Shipping containers already make great micro-homes, but one California-based company is using shipping containers to create micro-farms. Farm from a Box is a complete, small-scale farming toolkit that includes everything you might need to produce your own food.
Each box comes in 10-, 20- and 40-foot units and is pre-installed with a photovoltaic system comprising of 10 high-efficiency solar modules, off-grid inverters, a transformer and distribution box and deep-cycle batteries for energy storage. The array is backed up by a 3,000-watt generator.

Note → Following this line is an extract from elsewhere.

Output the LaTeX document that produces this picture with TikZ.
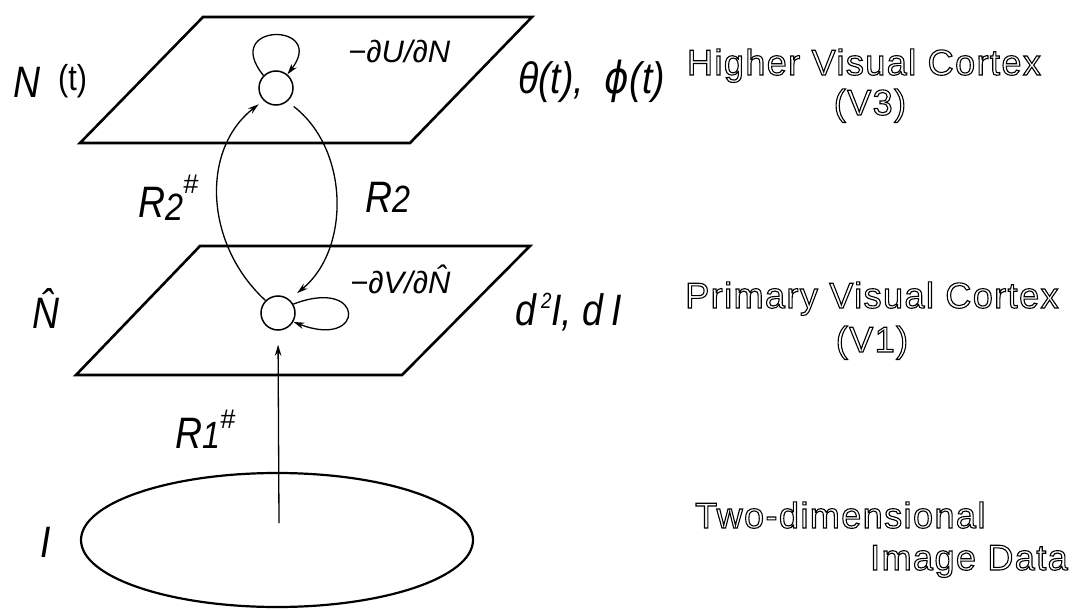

Farm from a Box is a modified shipping container with a built-in WiFi, irrigation system, solar panels, weather tracking devices, batteries and more. It also contains seedlings, farming equipment and a training program to provide communities with the tools the need to feed themselves. Photo credit: Farm from a Box
It’s also equipped with high-efficiency LED lighting, secured storage, a mobile charging area, Wi-Fi and a remote monitoring solution. Oh, and seeds and farming tools of course.
Each unit is capable of producing crops for one hectare of land (2.47 acres), the company says.
“Farm from a Box is the ‘Swiss-Army knife’ of sustainable farming,” Brandi DeCarli, Farm from a Box co-founder, said in September.
While Farm from a Box seems ideal for many communities worldwide, it could be a food security solution for areas without reliable access to electricity or water.
“Based on extensive field research, we found that rural communities often lack the resources and infrastructure needed to access nutritious food,” DeCarli said. “We developed a toolkit that contains all of the core components needed to grow your own food, on a two acre plot of land, without the need for an existing grid. Imagine the good it can do by growing local, organic food for a school, or helping jumpstart food production after a disaster. ‘Farm from a Box’ enables and empowers communities to provide for themselves.”
Thinking outside the “box,” the farm also comes with a training program that covers ecological farming practices, technology use, maintenance and basic business and entrepreneurship. A fully operational pilot project is planned for deployment at a local women’s cooperative in the Rift Valley in Ethiopia later this year to help shape and refine the training and implementation program.
A prototype installation called the “Adam” has been running at Santa Rosa Junior College in Sonoma, California since September.

Launching of the Sonoma unit at Santa Rosa Junior College’s Agriculture and Natural Resources Department. Photo credit: Farm from a Box
The boxes are fully customizable and Fast Company reports that each unit costs between $25,000-$45,000, depending on its technology specs.
Last month, Farm from a Box announced a partnership with SMA America, a noted solar product manufacturer.
“SMA is proud to partner with a company whose goal is to bring independence to communities around the globe by providing the tools they need to sustain themselves, both nutritionally and financially,” said Marko Wittich, SMA executive vice president of sales for the Americas region. “Farm from a Box isn’t charity; it empowers and strengthens communities with sustainable solutions, powered by renewable energy.”